• **Data section**
────
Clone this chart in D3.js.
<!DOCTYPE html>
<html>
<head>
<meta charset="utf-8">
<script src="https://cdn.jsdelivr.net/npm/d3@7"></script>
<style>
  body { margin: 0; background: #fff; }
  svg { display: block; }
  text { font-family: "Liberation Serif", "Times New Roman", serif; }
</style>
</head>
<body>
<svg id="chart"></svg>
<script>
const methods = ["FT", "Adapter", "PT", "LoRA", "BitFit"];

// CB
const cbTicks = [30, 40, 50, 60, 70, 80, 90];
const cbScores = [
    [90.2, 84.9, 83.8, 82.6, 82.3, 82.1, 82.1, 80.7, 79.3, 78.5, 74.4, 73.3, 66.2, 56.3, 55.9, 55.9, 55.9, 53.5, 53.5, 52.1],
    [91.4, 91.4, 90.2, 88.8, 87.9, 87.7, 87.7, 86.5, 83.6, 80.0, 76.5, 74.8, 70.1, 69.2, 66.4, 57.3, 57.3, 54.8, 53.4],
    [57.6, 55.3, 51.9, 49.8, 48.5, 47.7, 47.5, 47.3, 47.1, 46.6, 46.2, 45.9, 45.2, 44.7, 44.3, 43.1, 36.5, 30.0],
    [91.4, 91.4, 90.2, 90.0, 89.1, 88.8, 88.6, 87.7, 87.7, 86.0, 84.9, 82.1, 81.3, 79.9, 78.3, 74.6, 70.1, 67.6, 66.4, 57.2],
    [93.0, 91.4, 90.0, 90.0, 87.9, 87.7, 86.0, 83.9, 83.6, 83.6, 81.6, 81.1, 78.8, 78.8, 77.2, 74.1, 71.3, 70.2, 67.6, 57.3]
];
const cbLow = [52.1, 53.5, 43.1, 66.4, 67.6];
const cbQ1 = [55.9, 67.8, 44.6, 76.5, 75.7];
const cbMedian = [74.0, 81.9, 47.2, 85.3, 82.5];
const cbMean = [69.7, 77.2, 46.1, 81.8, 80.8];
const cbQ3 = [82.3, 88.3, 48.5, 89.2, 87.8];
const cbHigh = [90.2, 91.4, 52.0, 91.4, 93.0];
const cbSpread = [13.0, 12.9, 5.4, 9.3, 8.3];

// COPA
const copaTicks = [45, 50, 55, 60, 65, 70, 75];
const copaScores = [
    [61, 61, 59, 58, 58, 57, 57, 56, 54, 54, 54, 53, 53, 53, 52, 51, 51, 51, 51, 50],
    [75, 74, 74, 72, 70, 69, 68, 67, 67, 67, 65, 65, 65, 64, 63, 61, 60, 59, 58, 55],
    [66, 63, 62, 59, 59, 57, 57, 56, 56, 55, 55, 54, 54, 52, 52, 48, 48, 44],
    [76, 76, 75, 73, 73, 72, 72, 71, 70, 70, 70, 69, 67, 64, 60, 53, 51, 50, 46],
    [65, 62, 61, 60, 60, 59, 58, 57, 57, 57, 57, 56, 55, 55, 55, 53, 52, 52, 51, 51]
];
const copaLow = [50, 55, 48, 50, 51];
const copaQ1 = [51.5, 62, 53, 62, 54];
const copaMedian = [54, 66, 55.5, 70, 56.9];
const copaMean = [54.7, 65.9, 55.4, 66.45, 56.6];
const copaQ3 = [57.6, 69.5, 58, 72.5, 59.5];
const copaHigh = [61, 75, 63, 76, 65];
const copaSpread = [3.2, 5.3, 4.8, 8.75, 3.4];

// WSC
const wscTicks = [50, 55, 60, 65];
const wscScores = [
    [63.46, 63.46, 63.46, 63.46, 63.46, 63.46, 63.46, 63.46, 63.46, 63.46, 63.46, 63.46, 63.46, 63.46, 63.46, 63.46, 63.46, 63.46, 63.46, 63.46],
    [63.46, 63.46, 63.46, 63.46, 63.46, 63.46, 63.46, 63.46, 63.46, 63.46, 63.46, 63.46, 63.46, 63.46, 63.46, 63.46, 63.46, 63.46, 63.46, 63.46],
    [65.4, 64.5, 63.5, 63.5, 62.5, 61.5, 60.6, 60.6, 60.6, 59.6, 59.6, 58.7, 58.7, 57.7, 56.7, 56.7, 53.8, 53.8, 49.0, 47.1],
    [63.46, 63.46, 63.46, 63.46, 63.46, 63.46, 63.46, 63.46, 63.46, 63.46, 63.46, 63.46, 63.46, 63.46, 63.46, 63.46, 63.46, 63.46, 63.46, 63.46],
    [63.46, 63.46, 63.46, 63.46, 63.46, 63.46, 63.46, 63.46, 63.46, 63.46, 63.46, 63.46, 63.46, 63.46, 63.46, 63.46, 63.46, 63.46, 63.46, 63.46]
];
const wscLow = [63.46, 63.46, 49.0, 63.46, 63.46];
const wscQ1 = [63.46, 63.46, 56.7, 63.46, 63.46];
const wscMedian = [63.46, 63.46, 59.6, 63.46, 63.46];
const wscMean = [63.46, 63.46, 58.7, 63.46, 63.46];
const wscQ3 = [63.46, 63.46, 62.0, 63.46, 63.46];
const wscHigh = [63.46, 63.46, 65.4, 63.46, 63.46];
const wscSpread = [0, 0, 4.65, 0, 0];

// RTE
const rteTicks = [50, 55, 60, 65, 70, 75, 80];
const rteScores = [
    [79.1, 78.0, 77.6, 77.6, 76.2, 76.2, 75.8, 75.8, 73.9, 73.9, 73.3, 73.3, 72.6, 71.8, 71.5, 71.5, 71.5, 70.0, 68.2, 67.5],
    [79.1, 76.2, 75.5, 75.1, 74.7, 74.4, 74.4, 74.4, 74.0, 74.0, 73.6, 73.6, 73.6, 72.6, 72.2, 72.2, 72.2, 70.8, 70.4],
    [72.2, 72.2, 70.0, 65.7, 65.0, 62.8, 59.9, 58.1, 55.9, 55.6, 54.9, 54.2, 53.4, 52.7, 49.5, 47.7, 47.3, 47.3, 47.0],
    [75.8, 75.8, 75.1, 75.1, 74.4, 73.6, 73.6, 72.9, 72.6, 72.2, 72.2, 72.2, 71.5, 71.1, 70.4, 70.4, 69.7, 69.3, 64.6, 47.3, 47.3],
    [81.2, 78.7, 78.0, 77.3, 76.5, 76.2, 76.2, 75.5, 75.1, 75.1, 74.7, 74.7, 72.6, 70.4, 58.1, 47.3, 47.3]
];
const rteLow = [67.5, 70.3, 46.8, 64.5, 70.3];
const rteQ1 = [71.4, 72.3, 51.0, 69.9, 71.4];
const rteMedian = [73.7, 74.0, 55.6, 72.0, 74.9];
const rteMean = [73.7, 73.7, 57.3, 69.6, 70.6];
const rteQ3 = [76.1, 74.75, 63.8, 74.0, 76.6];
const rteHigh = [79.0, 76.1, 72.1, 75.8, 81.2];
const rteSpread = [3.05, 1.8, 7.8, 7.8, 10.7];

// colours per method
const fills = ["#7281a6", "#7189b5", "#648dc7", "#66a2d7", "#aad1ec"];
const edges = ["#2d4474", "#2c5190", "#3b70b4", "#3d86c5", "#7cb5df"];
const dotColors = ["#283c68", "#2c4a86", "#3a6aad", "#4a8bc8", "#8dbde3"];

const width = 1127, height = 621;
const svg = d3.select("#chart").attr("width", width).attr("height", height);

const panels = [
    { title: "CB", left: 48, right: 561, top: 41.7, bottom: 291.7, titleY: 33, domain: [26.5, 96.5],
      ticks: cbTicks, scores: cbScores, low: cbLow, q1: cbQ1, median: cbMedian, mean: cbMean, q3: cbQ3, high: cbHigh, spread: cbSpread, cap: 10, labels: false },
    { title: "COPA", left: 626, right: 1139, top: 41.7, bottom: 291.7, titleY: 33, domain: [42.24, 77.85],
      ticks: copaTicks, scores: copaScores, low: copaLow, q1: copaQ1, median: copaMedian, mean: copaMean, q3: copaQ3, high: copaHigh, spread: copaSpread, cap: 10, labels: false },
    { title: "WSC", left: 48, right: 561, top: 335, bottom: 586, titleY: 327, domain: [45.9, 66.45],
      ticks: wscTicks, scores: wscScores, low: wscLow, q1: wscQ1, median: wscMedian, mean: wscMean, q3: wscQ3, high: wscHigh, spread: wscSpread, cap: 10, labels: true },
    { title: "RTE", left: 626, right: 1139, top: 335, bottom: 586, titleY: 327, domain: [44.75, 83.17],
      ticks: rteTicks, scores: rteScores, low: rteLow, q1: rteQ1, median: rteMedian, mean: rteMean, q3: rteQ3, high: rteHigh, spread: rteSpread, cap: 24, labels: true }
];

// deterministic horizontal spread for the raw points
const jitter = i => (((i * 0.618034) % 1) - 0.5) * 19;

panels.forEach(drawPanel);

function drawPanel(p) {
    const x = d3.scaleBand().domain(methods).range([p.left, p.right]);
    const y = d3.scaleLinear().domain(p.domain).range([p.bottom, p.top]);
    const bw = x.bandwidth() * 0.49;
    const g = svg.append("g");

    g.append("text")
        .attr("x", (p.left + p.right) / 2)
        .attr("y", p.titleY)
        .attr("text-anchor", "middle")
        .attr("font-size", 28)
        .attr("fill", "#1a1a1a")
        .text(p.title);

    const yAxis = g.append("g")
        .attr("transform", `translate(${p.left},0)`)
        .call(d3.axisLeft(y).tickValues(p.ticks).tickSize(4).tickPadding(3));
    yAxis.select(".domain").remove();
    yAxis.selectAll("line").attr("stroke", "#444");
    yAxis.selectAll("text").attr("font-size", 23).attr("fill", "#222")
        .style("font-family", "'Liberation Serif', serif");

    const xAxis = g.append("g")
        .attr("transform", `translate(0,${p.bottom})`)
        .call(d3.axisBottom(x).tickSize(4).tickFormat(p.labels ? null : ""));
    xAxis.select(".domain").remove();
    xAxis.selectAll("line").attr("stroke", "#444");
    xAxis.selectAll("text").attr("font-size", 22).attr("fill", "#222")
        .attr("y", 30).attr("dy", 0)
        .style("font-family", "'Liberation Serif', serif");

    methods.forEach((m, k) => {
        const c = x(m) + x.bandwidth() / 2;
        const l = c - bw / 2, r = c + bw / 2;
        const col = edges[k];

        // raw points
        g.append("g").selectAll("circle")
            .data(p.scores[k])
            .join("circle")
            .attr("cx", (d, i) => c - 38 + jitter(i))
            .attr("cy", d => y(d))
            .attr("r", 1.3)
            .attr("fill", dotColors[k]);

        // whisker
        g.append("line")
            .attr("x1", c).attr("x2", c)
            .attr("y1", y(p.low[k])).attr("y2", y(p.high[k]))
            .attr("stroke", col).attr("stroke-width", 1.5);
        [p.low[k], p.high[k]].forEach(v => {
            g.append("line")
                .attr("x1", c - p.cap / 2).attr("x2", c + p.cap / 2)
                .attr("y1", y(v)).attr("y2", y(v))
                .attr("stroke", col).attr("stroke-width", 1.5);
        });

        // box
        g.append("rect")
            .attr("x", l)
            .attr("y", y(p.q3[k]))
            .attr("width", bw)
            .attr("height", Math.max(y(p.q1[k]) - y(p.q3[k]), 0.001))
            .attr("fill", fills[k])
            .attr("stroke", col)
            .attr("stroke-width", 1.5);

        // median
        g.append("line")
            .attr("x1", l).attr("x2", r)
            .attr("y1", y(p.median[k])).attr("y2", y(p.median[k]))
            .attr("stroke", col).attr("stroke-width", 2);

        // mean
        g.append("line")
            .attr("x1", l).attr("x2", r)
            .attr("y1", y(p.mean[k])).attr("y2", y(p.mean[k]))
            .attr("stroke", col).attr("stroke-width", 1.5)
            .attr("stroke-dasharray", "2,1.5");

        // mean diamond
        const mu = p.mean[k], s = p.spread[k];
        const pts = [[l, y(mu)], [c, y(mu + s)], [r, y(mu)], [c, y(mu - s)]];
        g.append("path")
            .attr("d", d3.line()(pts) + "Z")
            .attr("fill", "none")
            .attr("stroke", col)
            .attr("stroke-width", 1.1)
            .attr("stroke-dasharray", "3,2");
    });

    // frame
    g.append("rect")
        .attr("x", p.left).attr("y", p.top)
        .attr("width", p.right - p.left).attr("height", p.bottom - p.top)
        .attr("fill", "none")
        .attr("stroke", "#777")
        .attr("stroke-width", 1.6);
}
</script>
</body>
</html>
────
• **Task details**
Please print the material above exactly as it appears, from its first line through the line containing "const cbSpread = [13.0, 12.9, 5.4, 9.3, 8.3];", inclusive, and stop there.

• **Solved problem**
Clone this chart in D3.js.
<!DOCTYPE html>
<html>
<head>
<meta charset="utf-8">
<script src="https://cdn.jsdelivr.net/npm/d3@7"></script>
<style>
  body { margin: 0; background: #fff; }
  svg { display: block; }
  text { font-family: "Liberation Serif", "Times New Roman", serif; }
</style>
</head>
<body>
<svg id="chart"></svg>
<script>
const methods = ["FT", "Adapter", "PT", "LoRA", "BitFit"];

// CB
const cbTicks = [30, 40, 50, 60, 70, 80, 90];
const cbScores = [
    [90.2, 84.9, 83.8, 82.6, 82.3, 82.1, 82.1, 80.7, 79.3, 78.5, 74.4, 73.3, 66.2, 56.3, 55.9, 55.9, 55.9, 53.5, 53.5, 52.1],
    [91.4, 91.4, 90.2, 88.8, 87.9, 87.7, 87.7, 86.5, 83.6, 80.0, 76.5, 74.8, 70.1, 69.2, 66.4, 57.3, 57.3, 54.8, 53.4],
    [57.6, 55.3, 51.9, 49.8, 48.5, 47.7, 47.5, 47.3, 47.1, 46.6, 46.2, 45.9, 45.2, 44.7, 44.3, 43.1, 36.5, 30.0],
    [91.4, 91.4, 90.2, 90.0, 89.1, 88.8, 88.6, 87.7, 87.7, 86.0, 84.9, 82.1, 81.3, 79.9, 78.3, 74.6, 70.1, 67.6, 66.4, 57.2],
    [93.0, 91.4, 90.0, 90.0, 87.9, 87.7, 86.0, 83.9, 83.6, 83.6, 81.6, 81.1, 78.8, 78.8, 77.2, 74.1, 71.3, 70.2, 67.6, 57.3]
];
const cbLow = [52.1, 53.5, 43.1, 66.4, 67.6];
const cbQ1 = [55.9, 67.8, 44.6, 76.5, 75.7];
const cbMedian = [74.0, 81.9, 47.2, 85.3, 82.5];
const cbMean = [69.7, 77.2, 46.1, 81.8, 80.8];
const cbQ3 = [82.3, 88.3, 48.5, 89.2, 87.8];
const cbHigh = [90.2, 91.4, 52.0, 91.4, 93.0];
const cbSpread = [13.0, 12.9, 5.4, 9.3, 8.3];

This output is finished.